Les conditions de la détention avant jugement fondée sur un risque simple de récidive (art. 221 al. 1 let. c CPP)
Suite à l’entrée en vigueur de la révision du CPP, le Tribunal fédéral modifie sa jurisprudence relative à l’art. 221 al. 1 let. c CPP. Un prévenu ne peut être placé en détention avant jugement en raison d’un risque simple de récidive que s’il a été auparavant condamné pour au moins deux infractions du même genre dans des décisions passées en force.
Faits
Le ministère public du canton de Zurich condamne un prévenu par ordonnance pénale à une peine pécuniaire pour lésions corporelles simples et rixe.
Quelques mois plus tard, le ministère public ouvre une autre procédure pénale contre le même prévenu pour des faits d’agression. Le tribunal des mesures de contrainte du canton de Zurich place le prévenu en détention provisoire en raison d’un risque de collusion. Par la suite, le prévenu fait des aveux et forme une demande de mise en liberté. Le tribunal des mesures de contrainte rejette cette demande au motif qu’un risque de récidive simple existe (art. 221 al. 1 let. c CPP).
L’Obergericht du canton de Zurich ayant confirmé cette décision, le prévenu interjette recours au Tribunal fédéral, lequel est amené à revenir sur sa jurisprudence relative à l’exigence d’infractions préalables de l’art. 221 al. 1 let. c CPP.
Droit
Selon la jurisprudence constante rendue sous l’empire de l’art. 221 al. 1 let. c aCPP, l’existence d’un risque simple de récidive peut être admise non seulement lorsque les infractions préalables résultent de décisions antérieures entrées en force, mais également lorsque ces infractions font l’objet d’une procédure pénale encore en cours. Il doit alors exister une probabilité proche de la certitude que le prévenu a commis les infractions en question.
Par la suite, le Tribunal fédéral a laissé entendre que cette jurisprudence serait en principe transposable au nouveau droit (cf. not. ATF 150 IV 149, c. 3.2). Cela étant, au vu de la controverse doctrinale relative à cette question, le Tribunal fédéral considère que le cas d’espèce offre l’occasion d’une réflexion approfondie sur l’interprétation de l’art. 221 al. 1 let. c nCPP.
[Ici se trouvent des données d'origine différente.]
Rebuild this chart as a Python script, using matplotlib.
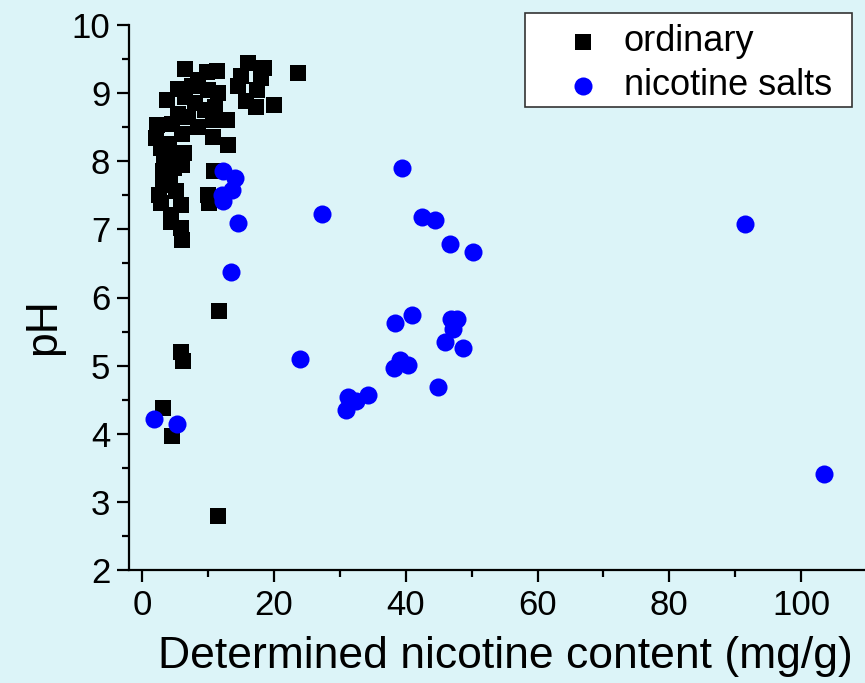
import numpy as np
import matplotlib
matplotlib.use('Agg')
import matplotlib.pyplot as plt
from matplotlib.ticker import MultipleLocator
from matplotlib.patches import Rectangle

plt.rcParams['font.family'] = ['Liberation Sans', 'DejaVu Sans']

# ordinary e-liquids (nicotine content mg/g, pH)
ord_x = [6.5, 9.8, 11.3, 16.1, 18.5, 23.7, 18.0, 14.5, 17.5, 15.8, 17.2, 20.0, 15.0, 12.9, 13.1,
         5.5, 3.7, 7.5, 8.5, 10.0, 11.5, 6.5, 8.0, 9.5, 11.0, 10.7, 10.7, 7.0, 5.5, 4.5,
         8.5, 6.0, 2.3, 2.1, 2.8, 4.0, 5.0, 3.3, 6.4, 3.1, 6.1, 4.8, 3.1, 5.1, 4.2,
         2.6, 2.8, 5.9, 4.4, 4.4, 5.9, 6.1, 10.9, 10.0, 10.1,
         11.6, 5.9, 6.2, 3.1, 4.5, 11.5]
ord_y = [9.35, 9.31, 9.33, 9.44, 9.37, 9.29, 9.22, 9.10, 9.05, 8.88, 8.79, 8.83, 9.25, 8.61, 8.24,
         9.06, 8.90, 9.10, 9.20, 9.05, 9.00, 8.95, 8.85, 8.75, 8.80, 8.61, 8.36, 8.65, 8.70, 8.55,
         8.50, 8.40, 8.53, 8.34, 8.20, 8.25, 8.10, 8.09, 8.12, 7.85, 7.95, 7.90, 7.65, 7.56, 7.70,
         7.51, 7.38, 7.36, 7.21, 7.11, 7.02, 6.85, 7.86, 7.51, 7.38,
         5.80, 5.20, 5.07, 4.38, 3.97, 2.79]

# nicotine salt e-liquids
salt_x = [39.5, 27.3, 42.4, 44.5, 46.7, 50.2, 41.0, 38.4, 46.8, 47.8, 47.2, 46.0, 48.7,
          23.9, 39.1, 40.4, 38.2, 44.9, 34.3, 32.4, 31.3, 30.9,
          12.2, 14.1, 13.7, 12.1, 12.2, 14.6, 13.5, 1.8, 5.3, 91.5, 103.5]
salt_y = [7.90, 7.23, 7.18, 7.14, 6.79, 6.67, 5.75, 5.62, 5.68, 5.69, 5.54, 5.35, 5.26,
          5.09, 5.08, 5.01, 4.96, 4.69, 4.57, 4.48, 4.54, 4.35,
          7.86, 7.76, 7.58, 7.51, 7.41, 7.10, 6.37, 4.22, 4.14, 7.08, 3.41]

W, H = 865, 683
bg = '#dcf4f8'
fig = plt.figure(figsize=(W / 100, H / 100), dpi=100, facecolor=bg)
ax = fig.add_axes([129/W, 113/H, 736/W, 545/H], facecolor=bg)

ax.scatter(ord_x, ord_y, marker='s', s=11.5**2, color='black', linewidths=0,
           label='ordinary', zorder=3)
ax.scatter(salt_x, salt_y, marker='o', s=13**2, color='#0000ff', linewidths=0,
           label='nicotine salts', zorder=4)

ax.set_xlim(-2, 109.7)
ax.set_ylim(2, 10)
ax.xaxis.set_major_locator(MultipleLocator(20))
ax.xaxis.set_minor_locator(MultipleLocator(10))
ax.yaxis.set_major_locator(MultipleLocator(1))
ax.yaxis.set_minor_locator(MultipleLocator(0.5))

for side in ['top', 'right']:
    ax.spines[side].set_visible(False)
for side in ['left', 'bottom']:
    ax.spines[side].set_linewidth(1.6)

ax.tick_params(which='major', direction='out', length=8.5, width=1.6, labelsize=25, pad=5)
ax.tick_params(which='minor', direction='out', length=5, width=1.6)

ax.set_xlabel('Determined nicotine content (mg/g)', fontsize=32)
ax.set_ylabel('pH', fontsize=32)
ax.xaxis.set_label_coords(0.511, -0.122)
ax.yaxis.set_label_coords(-0.088, 0.446)

# legend box drawn separately, entries placed inside it
box = Rectangle((525/W, 1 - 107/H), 327/W, 94/H, transform=fig.transFigure,
                facecolor='white', edgecolor='#333333', linewidth=1.2,
                clip_on=False, zorder=5)
ax.add_patch(box)
leg = ax.legend(loc='center left', bbox_to_anchor=(565/W, 1 - 63.5/H),
                bbox_transform=fig.transFigure, borderaxespad=0, borderpad=0,
                fontsize=26, frameon=False, handlelength=1.0, handletextpad=0.62,
                labelspacing=0.25)
leg.set_zorder(6)

fig.savefig('out.png', dpi=100, facecolor=bg)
Après avoir procédé à un rappel des débats ayant déjà entouré cette question sous l’ancien droit, le Tribunal fédéral procède à une distinction entre risques de récidive simple et qualifié. Selon la jurisprudence du Tribunal fédéral rendue sous l’ancien droit, une détention avant jugement était ainsi exceptionnellement possible même en l’absence d’infractions préalables (ATF 137 IV 13). Ce motif de détention fondé sur un risque qualifié de récidive a été expressément repris et codifié par le législateur au nouvel art. 221 al. 1bis CPP.
Dans son Message du 28 août 2019 concernant la modification du CPP (FF 2019 6351 ss), le Conseil fédéral a proposé une réglementation différenciée entre risque de récidive simple (art. 221 al. 1 let. c nCPP) et qualifié (art. 221 al. 1bis nCPP). Le régime relatif au risque simple a été exposé comme suit :
« […] il est prévu de maintenir le risque de récidive comme motif de détention comme dans le droit en vigueur. En d’autres termes, au moins deux infractions du même genre commises antérieurement sont requises comme « infractions préalables ». Le terme « commis » présuppose que ces infractions ont fait l’objet d’un jugement passé en force. En effet, elles sont le seul indice fiable permettant d’établir un pronostic légal » (FF 2019 6394).
Le Tribunal fédéral relève que même si l’art. 221 al. 1 let. c nCPP n’a pas été formellement modifié par rapport à l’ancien droit, cette formulation est claire et sans équivoque. Par ailleurs, la position du Conseil fédéral a été suivie par le Parlement lors des débats relatifs à l’introduction de ce régime de règlementation différenciée. Or, les matériaux législatifs revêtent une importance particulière dans l’interprétation de normes récentes. En tout état de cause, les autres méthodes d’interprétation de la loi ne permettent pas de retenir une intention réglementaire en contradiction avec le texte du message susmentionné.
Dès lors, le Tribunal fédéral modifie sa jurisprudence en ce sens que la détention avant jugement fondée sur un risque simple de récidive au sens de l’art. 221 al. 1 let. c nCPP exige qu’au moins deux infractions précédentes aient fait l’objet d’une décision entrée en force. Le prévenu n’ayant en l’espèce commis qu’une infraction préalable dans une décision entrée en force, son recours est partiellement admis. Le Tribunal fédéral annule l’ordonnance attaquée et renvoie l’affaire à l’instance précédente pour qu’elle statue sur les autres motifs de détention avant jugement, qui n’avaient pas été examinés au stade de la procédure cantonale.